▶ **DO THIS**:
Exclude the pictures and reproduce the remaining data exactly as written.

[Start DATA SHOWN]

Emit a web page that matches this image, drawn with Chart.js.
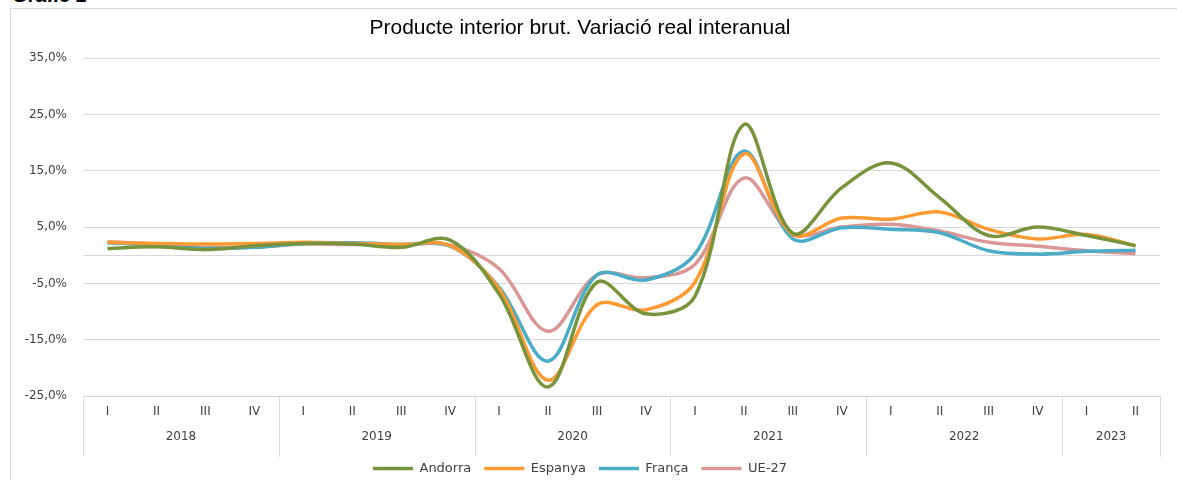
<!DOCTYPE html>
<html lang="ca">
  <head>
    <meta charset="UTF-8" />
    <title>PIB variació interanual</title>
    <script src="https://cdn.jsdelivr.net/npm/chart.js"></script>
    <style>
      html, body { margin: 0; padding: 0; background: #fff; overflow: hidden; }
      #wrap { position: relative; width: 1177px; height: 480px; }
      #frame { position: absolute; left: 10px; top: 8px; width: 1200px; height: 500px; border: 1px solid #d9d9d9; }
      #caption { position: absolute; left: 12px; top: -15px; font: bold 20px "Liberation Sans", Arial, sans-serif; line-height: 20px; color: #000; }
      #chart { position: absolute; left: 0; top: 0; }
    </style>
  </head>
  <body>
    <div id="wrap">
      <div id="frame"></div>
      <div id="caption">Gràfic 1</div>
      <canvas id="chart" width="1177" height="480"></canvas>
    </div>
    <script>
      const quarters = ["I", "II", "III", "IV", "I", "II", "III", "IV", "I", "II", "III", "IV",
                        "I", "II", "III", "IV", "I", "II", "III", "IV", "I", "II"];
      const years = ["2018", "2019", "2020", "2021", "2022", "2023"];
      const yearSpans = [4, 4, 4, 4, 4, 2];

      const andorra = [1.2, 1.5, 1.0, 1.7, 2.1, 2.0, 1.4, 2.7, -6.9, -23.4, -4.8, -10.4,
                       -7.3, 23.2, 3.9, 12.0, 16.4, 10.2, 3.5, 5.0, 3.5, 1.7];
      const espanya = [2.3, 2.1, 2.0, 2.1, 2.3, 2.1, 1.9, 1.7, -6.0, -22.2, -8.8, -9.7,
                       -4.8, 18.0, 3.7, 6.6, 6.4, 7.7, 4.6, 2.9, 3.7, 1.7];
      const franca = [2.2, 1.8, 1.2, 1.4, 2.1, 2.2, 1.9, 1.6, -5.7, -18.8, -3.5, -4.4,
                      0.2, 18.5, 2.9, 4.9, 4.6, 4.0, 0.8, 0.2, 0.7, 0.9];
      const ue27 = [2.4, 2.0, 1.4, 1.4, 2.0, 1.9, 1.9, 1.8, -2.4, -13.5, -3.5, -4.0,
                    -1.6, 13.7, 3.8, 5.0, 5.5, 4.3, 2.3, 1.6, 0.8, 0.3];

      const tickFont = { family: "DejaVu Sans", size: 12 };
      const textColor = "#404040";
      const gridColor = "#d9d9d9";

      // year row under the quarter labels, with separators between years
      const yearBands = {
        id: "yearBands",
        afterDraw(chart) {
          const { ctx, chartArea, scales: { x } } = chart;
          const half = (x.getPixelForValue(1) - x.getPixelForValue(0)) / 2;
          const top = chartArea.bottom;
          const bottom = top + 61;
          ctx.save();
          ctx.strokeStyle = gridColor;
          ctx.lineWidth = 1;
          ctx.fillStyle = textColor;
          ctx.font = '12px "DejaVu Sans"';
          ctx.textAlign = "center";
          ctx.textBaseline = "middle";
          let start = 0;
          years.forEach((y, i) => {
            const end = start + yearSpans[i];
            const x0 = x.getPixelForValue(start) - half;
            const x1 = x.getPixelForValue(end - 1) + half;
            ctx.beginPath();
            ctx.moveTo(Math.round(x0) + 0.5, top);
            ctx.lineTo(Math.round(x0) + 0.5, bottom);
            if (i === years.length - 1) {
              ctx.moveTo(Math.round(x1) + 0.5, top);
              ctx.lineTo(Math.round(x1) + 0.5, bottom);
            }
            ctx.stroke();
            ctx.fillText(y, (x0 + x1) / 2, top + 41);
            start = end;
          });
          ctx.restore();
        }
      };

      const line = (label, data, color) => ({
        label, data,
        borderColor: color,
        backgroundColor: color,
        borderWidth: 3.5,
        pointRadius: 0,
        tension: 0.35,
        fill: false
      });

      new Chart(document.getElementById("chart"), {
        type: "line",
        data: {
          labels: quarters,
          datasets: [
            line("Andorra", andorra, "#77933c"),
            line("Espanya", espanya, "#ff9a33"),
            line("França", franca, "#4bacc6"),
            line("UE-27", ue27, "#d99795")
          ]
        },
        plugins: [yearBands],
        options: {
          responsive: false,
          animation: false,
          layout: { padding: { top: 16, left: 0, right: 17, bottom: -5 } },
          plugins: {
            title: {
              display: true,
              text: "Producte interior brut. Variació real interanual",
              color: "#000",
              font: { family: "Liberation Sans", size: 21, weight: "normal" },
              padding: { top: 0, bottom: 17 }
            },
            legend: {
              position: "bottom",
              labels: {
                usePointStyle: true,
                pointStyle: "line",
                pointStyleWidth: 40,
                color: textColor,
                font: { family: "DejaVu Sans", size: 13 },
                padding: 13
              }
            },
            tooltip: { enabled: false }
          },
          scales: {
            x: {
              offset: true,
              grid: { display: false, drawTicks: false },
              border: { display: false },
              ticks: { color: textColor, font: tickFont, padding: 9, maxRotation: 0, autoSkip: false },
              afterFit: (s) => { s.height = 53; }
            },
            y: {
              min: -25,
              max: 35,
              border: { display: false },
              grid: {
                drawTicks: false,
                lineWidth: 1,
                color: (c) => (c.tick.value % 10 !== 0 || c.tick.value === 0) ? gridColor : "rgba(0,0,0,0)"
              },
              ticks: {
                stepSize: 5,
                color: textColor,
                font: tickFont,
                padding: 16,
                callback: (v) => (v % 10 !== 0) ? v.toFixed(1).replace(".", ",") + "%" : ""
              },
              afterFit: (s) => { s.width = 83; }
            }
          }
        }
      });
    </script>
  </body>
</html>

[End DATA SHOWN]

▶ **IN RESPONSE**:
Emit a web page that matches this image, drawn with Chart.js.
<!DOCTYPE html>
<html lang="ca">
  <head>
    <meta charset="UTF-8" />
    <title>PIB variació interanual</title>
    <script src="https://cdn.jsdelivr.net/npm/chart.js"></script>
    <style>
      html, body { margin: 0; padding: 0; background: #fff; overflow: hidden; }
      #wrap { position: relative; width: 1177px; height: 480px; }
      #frame { position: absolute; left: 10px; top: 8px; width: 1200px; height: 500px; border: 1px solid #d9d9d9; }
      #caption { position: absolute; left: 12px; top: -15px; font: bold 20px "Liberation Sans", Arial, sans-serif; line-height: 20px; color: #000; }
      #chart { position: absolute; left: 0; top: 0; }
    </style>
  </head>
  <body>
    <div id="wrap">
      <div id="frame"></div>
      <div id="caption">Gràfic 1</div>
      <canvas id="chart" width="1177" height="480"></canvas>
    </div>
    <script>
      const quarters = ["I", "II", "III", "IV", "I", "II", "III", "IV", "I", "II", "III", "IV",
                        "I", "II", "III", "IV", "I", "II", "III", "IV", "I", "II"];
      const years = ["2018", "2019", "2020", "2021", "2022", "2023"];
      const yearSpans = [4, 4, 4, 4, 4, 2];

      const andorra = [1.2, 1.5, 1.0, 1.7, 2.1, 2.0, 1.4, 2.7, -6.9, -23.4, -4.8, -10.4,
                       -7.3, 23.2, 3.9, 12.0, 16.4, 10.2, 3.5, 5.0, 3.5, 1.7];
      const espanya = [2.3, 2.1, 2.0, 2.1, 2.3, 2.1, 1.9, 1.7, -6.0, -22.2, -8.8, -9.7,
                       -4.8, 18.0, 3.7, 6.6, 6.4, 7.7, 4.6, 2.9, 3.7, 1.7];
      const franca = [2.2, 1.8, 1.2, 1.4, 2.1, 2.2, 1.9, 1.6, -5.7, -18.8, -3.5, -4.4,
                      0.2, 18.5, 2.9, 4.9, 4.6, 4.0, 0.8, 0.2, 0.7, 0.9];
      const ue27 = [2.4, 2.0, 1.4, 1.4, 2.0, 1.9, 1.9, 1.8, -2.4, -13.5, -3.5, -4.0,
                    -1.6, 13.7, 3.8, 5.0, 5.5, 4.3, 2.3, 1.6, 0.8, 0.3];

      const tickFont = { family: "DejaVu Sans", size: 12 };
      const textColor = "#404040";
      const gridColor = "#d9d9d9";

      // year row under the quarter labels, with separators between years
      const yearBands = {
        id: "yearBands",
        afterDraw(chart) {
          const { ctx, chartArea, scales: { x } } = chart;
          const half = (x.getPixelForValue(1) - x.getPixelForValue(0)) / 2;
          const top = chartArea.bottom;
          const bottom = top + 61;
          ctx.save();
          ctx.strokeStyle = gridColor;
          ctx.lineWidth = 1;
          ctx.fillStyle = textColor;
          ctx.font = '12px "DejaVu Sans"';
          ctx.textAlign = "center";
          ctx.textBaseline = "middle";
          let start = 0;
          years.forEach((y, i) => {
            const end = start + yearSpans[i];
            const x0 = x.getPixelForValue(start) - half;
            const x1 = x.getPixelForValue(end - 1) + half;
            ctx.beginPath();
            ctx.moveTo(Math.round(x0) + 0.5, top);
            ctx.lineTo(Math.round(x0) + 0.5, bottom);
            if (i === years.length - 1) {
              ctx.moveTo(Math.round(x1) + 0.5, top);
              ctx.lineTo(Math.round(x1) + 0.5, bottom);
            }
            ctx.stroke();
            ctx.fillText(y, (x0 + x1) / 2, top + 41);
            start = end;
          });
          ctx.restore();
        }
      };

      const line = (label, data, color) => ({
        label, data,
        borderColor: color,
        backgroundColor: color,
        borderWidth: 3.5,
        pointRadius: 0,
        tension: 0.35,
        fill: false
      });

      new Chart(document.getElementById("chart"), {
        type: "line",
        data: {
          labels: quarters,
          datasets: [
            line("Andorra", andorra, "#77933c"),
            line("Espanya", espanya, "#ff9a33"),
            line("França", franca, "#4bacc6"),
            line("UE-27", ue27, "#d99795")
          ]
        },
        plugins: [yearBands],
        options: {
          responsive: false,
          animation: false,
          layout: { padding: { top: 16, left: 0, right: 17, bottom: -5 } },
          plugins: {
            title: {
              display: true,
              text: "Producte interior brut. Variació real interanual",
              color: "#000",
              font: { family: "Liberation Sans", size: 21, weight: "normal" },
              padding: { top: 0, bottom: 17 }
            },
            legend: {
              position: "bottom",
              labels: {
                usePointStyle: true,
                pointStyle: "line",
                pointStyleWidth: 40,
                color: textColor,
                font: { family: "DejaVu Sans", size: 13 },
                padding: 13
              }
            },
            tooltip: { enabled: false }
          },
          scales: {
            x: {
              offset: true,
              grid: { display: false, drawTicks: false },
              border: { display: false },
              ticks: { color: textColor, font: tickFont, padding: 9, maxRotation: 0, autoSkip: false },
              afterFit: (s) => { s.height = 53; }
            },
            y: {
              min: -25,
              max: 35,
              border: { display: false },
              grid: {
                drawTicks: false,
                lineWidth: 1,
                color: (c) => (c.tick.value % 10 !== 0 || c.tick.value === 0) ? gridColor : "rgba(0,0,0,0)"
              },
              ticks: {
                stepSize: 5,
                color: textColor,
                font: tickFont,
                padding: 16,
                callback: (v) => (v % 10 !== 0) ? v.toFixed(1).replace(".", ",") + "%" : ""
              },
              afterFit: (s) => { s.width = 83; }
            }
          }
        }
      });
    </script>
  </body>
</html>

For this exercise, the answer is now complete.